Mittwoch, 4. Februar 2015

Aus der Normzentrale

Schöne neue Welt

Im Geographiesaal erfuhr Michel, daß "eine Wildreservation eine Gegend ist, die wegen ungünstiger klimatischer oder geologischer Verhältnisse oder der Armut an Bodenschätzen die Kosten der Zivilisierung nicht lohnt". Ein Klicken, das Schulzimmer verdunkelte sich, und auf der Leinwand über dem Kopf des Lehrers erschienen plötzlich die Büßer von Acoma, die sich vor Unserer Lieben Frau niederwarfen, winselnd, wie Michel selbst sie winseln gehört hatte, und die vor Jesus am Kreuz und dem Adlerbild Pukongs ihre Sünden bekannten. Die Schüler brüllten vor Lachen bei diesem Anblick. Noch immer winselnd erhoben sich die Büßer, warfen ihre Hemden ab und begannen, sich mit geknoteten Geißeln zu schlagen. Das Gelächter wurde noch einmal so laut und übertönte sogar die verstärkte Wiedergabe ihres Ächzens und Stöhnens. "Warum lachen sie?" fragte der Wilde betroffen. "Warum?" Breit grinsend wandte sich der Schulleiter ihm zu. "Warum? Weil das unerhört komisch ist."     

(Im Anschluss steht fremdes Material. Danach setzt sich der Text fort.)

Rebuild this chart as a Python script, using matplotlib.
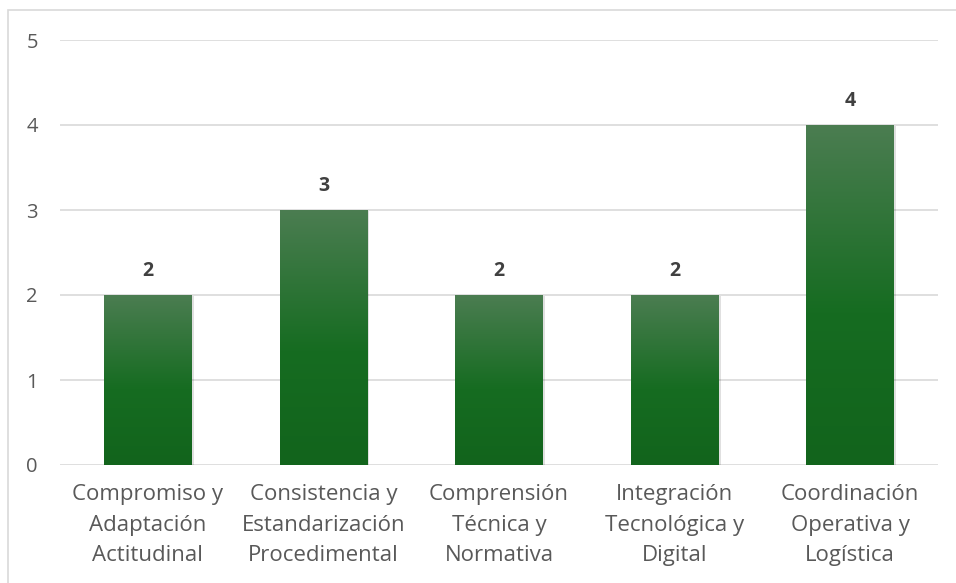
import matplotlib
matplotlib.use("Agg")
import matplotlib.pyplot as plt
import numpy as np
from matplotlib.colors import LinearSegmentedColormap
from matplotlib.patches import Rectangle

categories = [
    "Compromiso y\nAdaptación\nActitudinal",
    "Consistencia y\nEstandarización\nProcedimental",
    "Comprensión\nTécnica y\nNormativa",
    "Integración\nTecnológica y\nDigital",
    "Coordinación\nOperativa y\nLogística",
]
values = [2, 3, 2, 2, 4]
y_ticks = [0, 1, 2, 3, 4, 5]

plt.rcParams["font.family"] = ["Open Sans", "DejaVu Sans"]

fig = plt.figure(figsize=(9.56, 5.83), dpi=100)
ax = fig.add_axes([60 / 956, 1 - 465 / 583, 878 / 956, 425 / 583])

# light frame around the chart area
fig.patches.append(Rectangle((8 / 956, -0.02), 1.0, 1 - 10 / 583 + 0.02,
                             transform=fig.transFigure, fill=False,
                             edgecolor="#d9d9d9", linewidth=1.2, zorder=0))

green = LinearSegmentedColormap.from_list(
    "green_fade", [(0.0, "#12641c"), (0.45, "#166c21"), (1.0, "#4b7d51")])
grad = np.linspace(0, 1, 256).reshape(-1, 1)

width = 0.5
x = np.arange(len(values))
for xi, v in zip(x, values):
    x0, x1 = xi - width / 2, xi + width / 2
    # soft shadow
    ax.add_patch(Rectangle((x0 + 0.012, -0.02), width, v + 0.01,
                           facecolor="#000000", alpha=0.12, linewidth=0, zorder=2))
    bar = Rectangle((x0, 0), width, v, facecolor="none", linewidth=0, zorder=3)
    ax.add_patch(bar)
    im = ax.imshow(grad, extent=[x0, x1, 0, v], origin="lower", cmap=green,
                   aspect="auto", zorder=3, interpolation="bicubic")
    im.set_clip_path(bar)
    ax.text(xi, v + 0.17, str(v), ha="center", va="bottom", fontsize=14,
            fontweight="bold", color="#404040")

ax.set_xlim(-0.5, len(values) - 0.5)
ax.set_ylim(0, 5)
ax.set_yticks(y_ticks)
ax.set_xticks(x)
ax.set_xticklabels(categories, fontsize=16, color="#595959", linespacing=1.58)
ax.tick_params(axis="y", labelsize=14.5, labelcolor="#595959", length=0, pad=16)
ax.tick_params(axis="x", length=0, pad=14)
ax.yaxis.grid(True, color="#d9d9d9", linewidth=1.2, zorder=0)
ax.set_axisbelow(True)
for s in ax.spines.values():
    s.set_visible(False)

fig.savefig("out.png", dpi=100)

aus: Aldous Huxley, Schöne neue Welt, 1953, Fischer Taschenbuch (OT Brave new Wold).

Schöne neue Welt spielt im Jahre 632 "nach Ford" in einer Wohlstandsgesellschaft, die an die Stelle Gottes und der Religion die Idee von Massenproduktion -und Konsum stellt. "Gemeinschaftlichkeit", "Einheitlichkeit" und "Beständigkeit" lautet die Parole. Sport, Sex, die Soma-Drogen und ein grausames Erziehungssystem der Flaschenkinder, die nicht mehr geboren, sondern nur noch entkorkt werden, lassen den Kastenmenschen zurück in einer infantilen Gefühlswelt. Drei Außenseiter treffen aufeinander und suchen einen Weg aus der vorprogrammierten Welt.

Aldous Huxley (1894-1963) arbeitete als Journalist und Kunstkritiker. Von der buddhistischen Lehre beeinflusst entwickelte er sich nach dem Ersten Weltkrieg vom amüsiert beobachtenden Satiriker zum leidenschaftlichen Reformator, der die Welt durch eine universale mystische Religion zu heilen versuchte.